Review by Brian Orndorf | posted November 17, 2006 | E-mail the Author
As the film "Home for Purim" commences shooting, the mood on the set is indifferent at best. When word is posted on a Hollywood gossip website that the picture might result in an Academy Award nomination for its leading lady, Marilyn Hack (Catherine O'Hara), the atmosphere on the set explodes; the whole production swept up in the euphoric, back-stabbing Oscar hysteria that turns a little indie film nobody is paying attention to into a publicity juggernaut.

"For Your Consideration" might come as a surprise to anyone with great affection for the work Christopher Guest and his comedy troupe have been doing since 1997. While all the participants are accounted for here, "Consideration" is not the traditional "mockumentary" cinema that Guest has perfected over the last ten years (20, if you count "Spinal Tap").

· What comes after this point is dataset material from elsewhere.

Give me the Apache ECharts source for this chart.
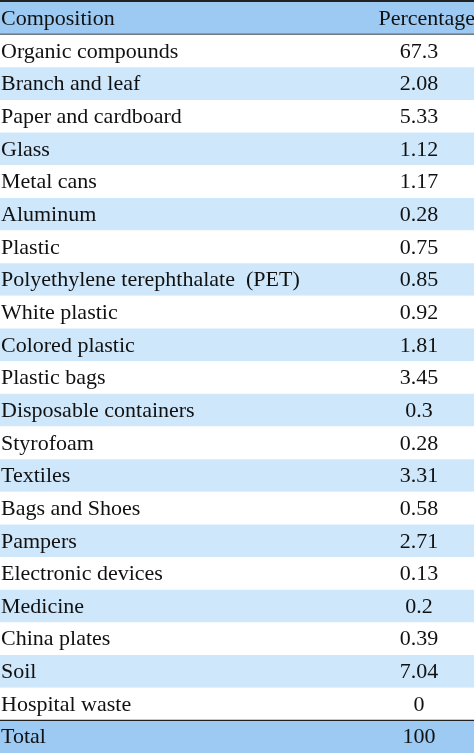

"Consideration" is actually a mild, straight arrow, narrative-lead comedy. It's a satire of Hollywood and insecurities, and those are tricky waters to navigate. Nobody is worse at satirizing Hollywood than Hollywood itself. Ditching his normal modus operandi and returning to his "Big Picture" roots, Guest doesn't go for the industry jugular, but tap dances around its fringe nastiness and stupidity. It's a simplistic satire, but the targets that Guest and co-screenwriter Eugene Levy pursue are long overdue for a little razzing.

Split into two sections, "Consideration" first observes life on the set of "Purim," a low-budget drama with a cast of has-beens looking more to make rent than to satisfy any artistic yearnings. Guest and Levy have a lot of fun with the personalities on the set, using O'Hara as the emotional core for the loonies that are trying to put this film together and eventually sell it. There's a flamboyantly gay makeup man (Ed Begley Jr.), a clueless producer (Jennifer Coolidge), frustrated writers (Bob Balaban and Michael McKean), cautious studio suits (Ricky Gervais and Larry Miller), a dim-witted studio publicist (John Michael Higgins), agents (Levy), jealous actors (Parker Posey, Harry Shearer), and a director (Guest) watching it all unfold from behind his monitor.

Of course, poking fun at actor anxiety is a lot like shooting fish in a barrel. Guest and Levy take the backdoor into the comedy, not ripping these characters apart, but tearing them down slowly and publicly, until they're reduced to their most humiliated and primal fame-hungry selves. It's a bittersweet blend of pleasure and pain to watch Hack and her co-stars rocket from professional indifference to parasitical excess as they get the salty taste of Oscar glory, and, at the core of it all, a treasured dollop of attention.

The second half of "Consideration" takes on the world of publicity, as the "Purim" cast whore themselves out to drum the Oscar beat. This marks Fred Willard's entrance into the picture, playing a Billy Bush-type entertainment show knucklehead, topped off with a fake bake, a fauxhawk, and an earring. Willard is a scream here (no shock there), and ushers in a harder punch of comedy. As the zealous cast overcooks their cosmetic surgery, guest on TRL-like shows they have no business being on, and essentially sell their souls for a splinter of fame, "Consideration" again manages to side-step convention and find corners of the industry (including great riffs on Charlie Rose and Jimmy Kimmel style of talk shows) to mine for clever material.

There's no doubt that "For Your Consideration" is a supremely entertaining film, but what it doesn't hold is a towering laugh count. It almost seems an intentional move by Guest to dial down the bellylaughs in favor of incisive commentary on the film industry. The picture is certainly the least hilarious of Guest's recent output (following the soft "A Mighty Wind"), but what it lacks in giggles it makes up in a witty overview of Tinseltown lunacy.